Ulrikke Eleonore Sigwardt Greve (1868–1951) was a leading Norwegian textile artist in the early 20th-century, excelling in tapestry work. In 1900, she was appointed director of the weaving school at the National Museum of Decorative Arts (Nordenfjeldske Kunstindustrimuseum) in Trondheim. From 1905, she taught and produced rugs in the establishment she opened in Oslo. Some were her own creations, others were from designs by artists including Gerhard Munthe and Arne Kavli. Her works can be seen in Oslo City Hall (the Harald Hardråde tapestry) and in museums including the National Museum of Norway.

==Biography==
Born on 26 May 1868 in Vang Municipality in Hedmark county, Ulrikke Eleonore Sigwardt Greve was the daughter of the hospital director Mathias Sigwardt Greve (1832–1912) and Blanca Olivia Juell (1836–1918). She was the sister of the architect Bredo Greve and the writer Signe Greve Dal. In 1895, she married the pharmacist Carl Mathias Ulstrup Dahle but the marriage was dissolved in 1902.

Ulrikke Greve was raised in a well-to-do culturally-oriented home. Her father, a medical doctor who later headed the National Hospital, had founded Norway's first handicraft school in Hamar in 1875. She graduated as a pharmacist in 1892 but turned to decorative weaving, receiving instruction from Augusta Christensen. Soon one of the country's best weavers, she taught in rural Nordfjord until she was invited in 1900 to head the weaving school at the Arts and Crafts Museum in Trondheim. After undergoing further training in Copenhagen, she led the school to prominence in 1904 when 17 tapestries were produced. They won gold medals at the world's fairs in St. Louis (1904) and Liège (1905).

In 1905, she moved to Christiania where she founded her own school, Norsk Kunstvæv, which proved very popular. She developed her own manufacturing facilities, producing rugs designed by famous artists in addition to those she designed herself. She gained a reputation as an outstanding proponent of weaver-artist collaboration, thanks to her expertise in regard to yarn, colours and technique. Her most important work Blaa skog was the result of her collaboration with Arne Kavli which bordered on Impressionism, transforming Norway's traditional weaving designs into the world of contemporary art.

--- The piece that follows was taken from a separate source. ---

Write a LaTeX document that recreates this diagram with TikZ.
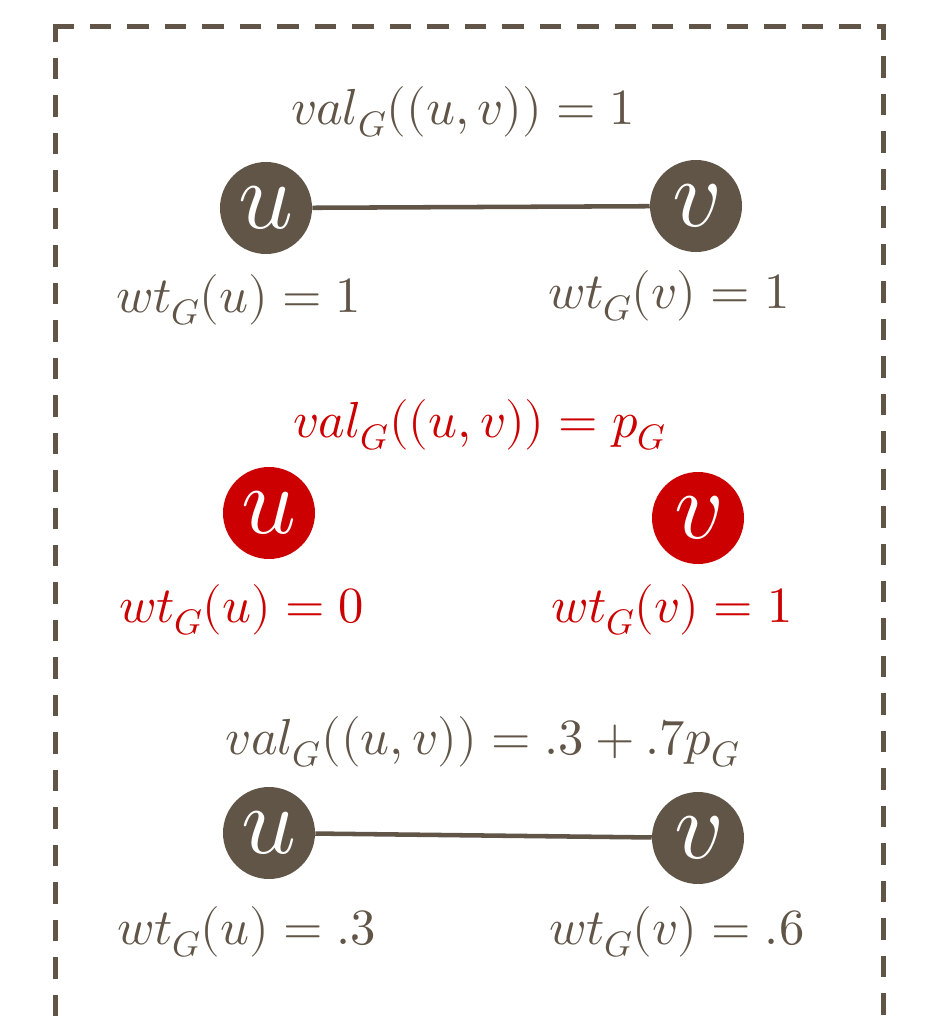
\documentclass[tikz,border=0pt]{standalone}
\usepackage{amsmath}
\usepackage{unicode-math}
\usepackage{tikz}
\usepackage{xcolor}
\usetikzlibrary{positioning,calc}

\definecolor{earth}{HTML}{615548}
\definecolor{alert}{HTML}{CC0000}

\begin{document}
\begin{tikzpicture}[
    x=0.75pt, y=-0.75pt,
    vertex/.style={circle, fill=earth, minimum size=69pt, inner sep=0pt, text=white, font=\fontsize{72}{72}\selectfont},
    lbl/.style={text=earth, font=\fontsize{38}{42}\selectfont, inner sep=0pt},
    edge/.style={draw=earth, line width=3.4pt},
    frame/.style={draw=earth, line width=3.75pt, dash pattern=on 16.1pt off 12pt}
]
    \useasboundingbox (0,0) rectangle (925,1023);

    % Frame (open at the bottom)
    \coordinate (tl) at (52.5,27);
    \coordinate (tr) at (885.5,27);
    \coordinate (ltop) at (55,27);
    \coordinate (rtop) at (883,27);
    \coordinate (bl) at (55,1030);
    \coordinate (br) at (883,1030);
    \draw[frame] (tl) -- (tr);
    \draw[frame, dash phase=4.9pt] (ltop) -- (bl);
    \draw[frame, dash phase=6pt] (rtop) -- (br);

    % Case 1: edge kept
    \node[lbl] (val1) at (463,112) {$val_G((u,v))=1$};
    \node[vertex] (u1) at (266,208) {$u$};
    \node[vertex] (v1) at (696,206) {$v$};
    \draw[edge] (u1) -- (v1);
    \node[lbl] (wu1) at (239,300) {$wt_G(u)=1$};
    \node[lbl] (wv1) at (669,296) {$wt_G(v)=1$};

    % Case 2: edge removed
    \node[lbl, text=alert] (val2) at (480,425) {$val_G((u,v))=p_G$};
    \node[vertex, fill=alert] (u2) at (269,513) {$u$};
    \node[vertex, fill=alert] (v2) at (698,518) {$v$};
    \node[lbl, text=alert] (wu2) at (242,610) {$wt_G(u)=0$};
    \node[lbl, text=alert] (wv2) at (672,610) {$wt_G(v)=1$};

    % Case 3: fractional weights
    \node[lbl] (val3) at (483,742) {$val_G((u,v))=.3+.7p_G$};
    \node[vertex] (u3) at (269,833) {$u$};
    \node[vertex] (v3) at (698,838) {$v$};
    \draw[edge] (u3) -- (v3);
    \node[lbl] (wu3) at (247,932) {$wt_G(u)=.3$};
    \node[lbl] (wv3) at (677,932) {$wt_G(v)=.6$};
\end{tikzpicture}
\end{document}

Her last major work was the creation of tapestries for the Oslo City Hall, in particular her Harald Hardråde tapestry (1937) based on a small drawing she had discovered. Further work in collaboration with Axel Revold proved increasingly unnerving as she found it difficult to comply with his wishes. On completion of this assignment, she withdrew from weaving. Ulrikke Greve died in Oslo on 2 April 1951.